Armand Colmor (Photo : Christian Guay-Poliquin)
Montréal. Milieu des années 40. Après une longue crise économique et une seconde guerre mondiale, la métropole du Québec vit un essor économique sans précédent. C’est le début de ce qu’on appellera plus tard les Trente Glorieuses.
Armand Colmor est alors un jeune homme, il travaille dans une industrie de peinture où après quelques années il est atteint de sérieux troubles pulmonaires dûs aux vapeurs nocives émanant de la fabrication de cette peinture. Incapable de poursuivre cette vie d’ouvrier montréalais, il vient rejoindre sa mère qui habite à Pigeon Hill, sur le chemin Morse’s Line, depuis 1945, c’est-à-dire dans le temps où Pigeon Hill n’était pas encore un village entre parenthèses.
Dès lors, il se débrouille pour gagner sa croûte en faisant ce qu’il a toujours fait depuis qu’il est enfant : ramasser ce que les autres délaissent. Tout jeune déjà, dans la grande ville, il se levait à l’aurore, quelques heures avant d’aller à l’école et, crochet à foin à l’épaule, il arpentait les rues en quête de papier et de bouteilles vides. C’était une époque, dit-il, où « il fallait faire un mille pour avoir trente sous. » Mais la différence, note-t-il, c’est qu’avec ces efforts, les trente sous, il les avait.
Donc, rendu à Saint-Armand, M. Colmor s’organise pour gagner sa vie. Il bûche, il chasse, travaille ici et là, donne des coups de main à ses voisins. Quelques années plus tard, c’est en coupant l’arrière d’une vieille voiture pour se faire un pick-up qu’il devient ferrailleur. Il se promène d’un bout à l’autre de Saint-Armand et débarrasse les gens de tout ce qu’ils ne veulent plus et qui contient du fer : des électroménagers aux vieilles voitures. Ingénieux, il répare, réutilise et récupère tout ce qu’il peut. Il fait lui-même les outils dont il a besoin. M. Colmor est un « patenteux », un vrai, un de ceux pour qui rien n’est sans valeur…
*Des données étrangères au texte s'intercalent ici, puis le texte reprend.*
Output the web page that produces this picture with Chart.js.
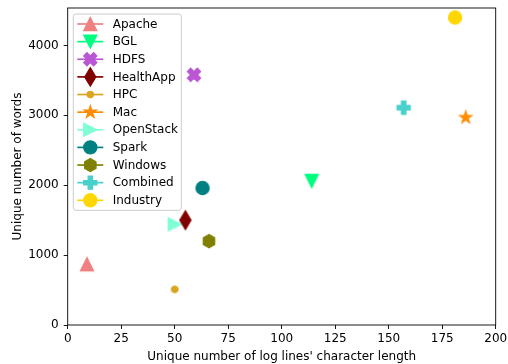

Curieux, autodidacte et polyvalent, il dit que « pour apprendre comment quelque chose fonctionne, il suffit de regarder, de jouer avec les pièces et de ne jamais cesser de dire : « Je suis capable ». C’est pour ça, ajoute-t-il, que sa « cour à scrap » est devenue sa mine d’or.
Aujourd’hui, maintenant que les biens matériels pleuvent sur nous à un point tel qu’il est plus simple d’en racheter que de les réparer, maintenant que la récupération est institutionnalisée, M. Colmor avance que c’est l’argent que l’on possède qui nous dépossède de notre débrouillardise et de notre autonomie.